The "others" are out to get me.

I just Google'd "inecurity." Seriously. I actually went to a search engine, entered the word "insecurity" and hit "search."

Who does that? Oh, wait, that's right - me. Ugh.

See, I have this itty-bitty, little problem. And right now, The Fiance just spit whatever soda he's drinking right out of his mouth (and all over his monitor) and choked, "Little?! Did she just say little problem?!"

Yeah. It's that "little."

I don't really know where it stems from, to be quite honest. According to my Google search, it could mean I was raised without enough praise, never received guidance, experienced a major "failure" (in quotes) in life, or lived in a volatile environment. Uh, no. No. "No" and no.

My Google search also suggested performing self-love meditation. "Feel the love, all the way to your toes." OK, what? Really? No.

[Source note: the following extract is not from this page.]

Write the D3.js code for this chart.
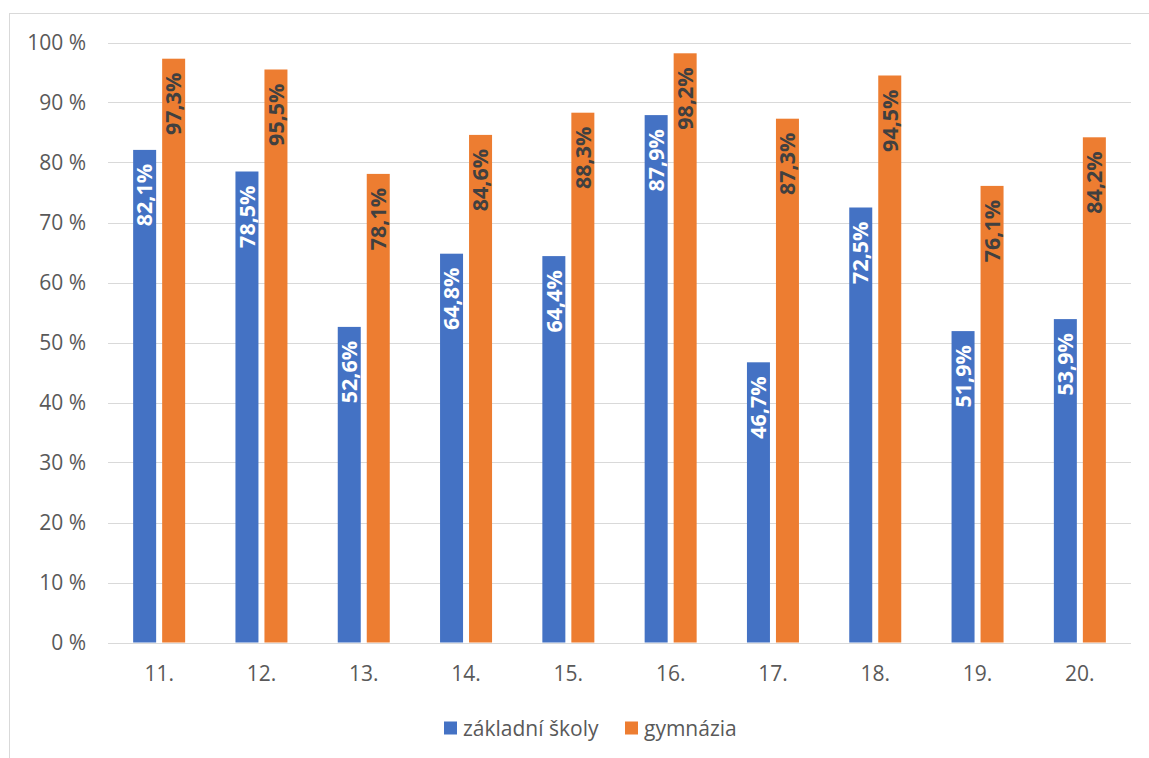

It also said I can have problems developing healthy, long-lasting relationships. Shit. Get passed over for promotions. Dammit. Be over-controlled emotionally. Sigh. But, then again, it also said I may become a candidate for paranoia and think "others" are out to get me.

I shudder.

Point is, WHAT THE HELL? How does one get over this problem? It's really quite debillitating. I lose sleep, literally. I cry. I pick arguments. (Right now, you're all thinking, "Wow, she's quite the model fiancee. I'm jealous.")

But it's not like I do this because it's fun. Good grief, it's mostly opposite of fun. I hate the way it feels. I feel like I'm standing outside of my body, watching myself pick fights, wanting desperately to (do The Fiance a favor and) punch myself in the face. You know, I'd let him punch me in the face, but Dad likely won't approve of his youngest marrying a man who beats her. So, crap.

And before you all get all, "Quit being a baby, get over it, trust him" on me, shut up. It's not about a lack of trust. The first thing that pops into my mind is not, "Oh, gosh, he's going to cheat on me," it's "Oh, gosh, why me? When there's so many other (better?) options?" And then my mind completely unravels from that point, until I'm reduced to a blathering idiot.

Like, now. For example.

Let it just be stated here that I hate it. And I apologize for it. And if I could pay money, take a pill, receive injections, give up my first-born child to alien men from Jupiter, sit in a room full of butterflies and loud chewers, just to get over it, I would.